God alone knew where the doctor happened to be on the day that "Ben Butler" rolled over backward with Theodore Roosevelt. It is safe to surmise that Roosevelt did not inquire. You did not send for Dr. Stickney for a break in the point of your shoulder. You let the thing heal by itself and went on with your job. Of course, it was not pleasant; but there were many things that were not pleasant. It was, in fact, Roosevelt found, excruciating. But he said nothing about that.

By the beginning of June, the round-up had worked down to Tepee Bottom, two or three miles south of the Maltese Cross, making its midday camp, one hot and sultry day, in a grove of ancient cottonwoods that stood like unlovely, weather-beaten, gnarled old men, within hailing distance of "Deacon" Cummins's ranch-house. A messenger from Mrs. Cummins arrived at the camp at noon inviting Roosevelt and three or four of his friends to dinner. A "home dinner" was not to be spurned, and they all rode over to the comfortable log cabin. The day was blistering, a storm hung in the humid air, and none of them remembered, not even Roosevelt, that "gentlemen" did not go to dinner parties in their shirt-sleeves, at least not in the world to which Mrs. Cummins liked to believe she belonged. Roosevelt was in his shirt and trousers, cowboy fashion.

As the men prepared to sit down to dinner, Mrs. Cummins was obviously perturbed. She left the room, returning a minute later with a coat over her arm.

"Mr. Roosevelt," she said, "I know you won't like to come to dinner without a coat. I have got one of Mr. Cummins's that will fit you. I am sure you will feel more comfortable."

What Roosevelt's emotions were at being thus singled out and proclaimed a "dude" among the men he wanted, above all things, to consider him their peer, Roosevelt concealed at the moment and later only fitfully revealed. He accepted the coat with as good grace as he could muster, to the suppressed delight of his friends.

But Mrs. Cummins was not yet done with her guest of honor. She had evidently been hurt, poor lady, by his failure to observe the amenities of social intercourse, for during the dinner she said to him, "I don't see why men and women of culture come out here and let the people pull them down. What they should do is to raise the people out here to their level."

What Roosevelt answered is lost to history; but Lincoln Lang, who was with him when he rode back to camp that afternoon, reported that Roosevelt's comments on the dinner party were "blistering." "He told my mother afterwards," said Lang in later times, "that Mrs. Cummins was out of place in the Bad Lands"; which was Mrs. Cummins's tragedy in a nutshell.

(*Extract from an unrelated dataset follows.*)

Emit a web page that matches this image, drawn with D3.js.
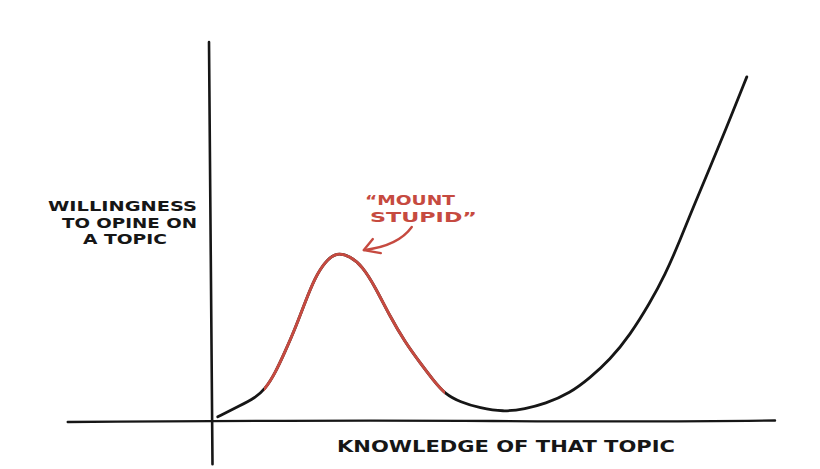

They moved the camp that same afternoon a mile or two north to a wide bottom that lay at the base of the peak known as Chimney Butte, north of Garner Creek and west of the Little Missouri. As evening approached, heavy black clouds began to roll up in the west, bringing rain. The rain became a downpour, through which flashes of lightning and rumblings of thunder came with increasing violence. The cattle were very restless and uneasy, running up and down and trying here and there to break out of the herd. The guards were doubled in anticipation of trouble.

At midnight, fearing a stampede, the night-herders, of whom Lincoln Lang happened to be one, sent a call of "all hands out." Roosevelt leaped on the pony he always kept picketed near him. Suddenly there was a terrific peal of thunder. The lightning struck almost into the herd itself, and with heads and tails high the panic-stricken animals plunged off into the darkness.

Will Dow was at Roosevelt's side. The tumult evidently had not affected his imperturbable gayety. "There'll be racing and chasing on Cannobie lea," Roosevelt heard him gayly quote. An instant later the night had swallowed him.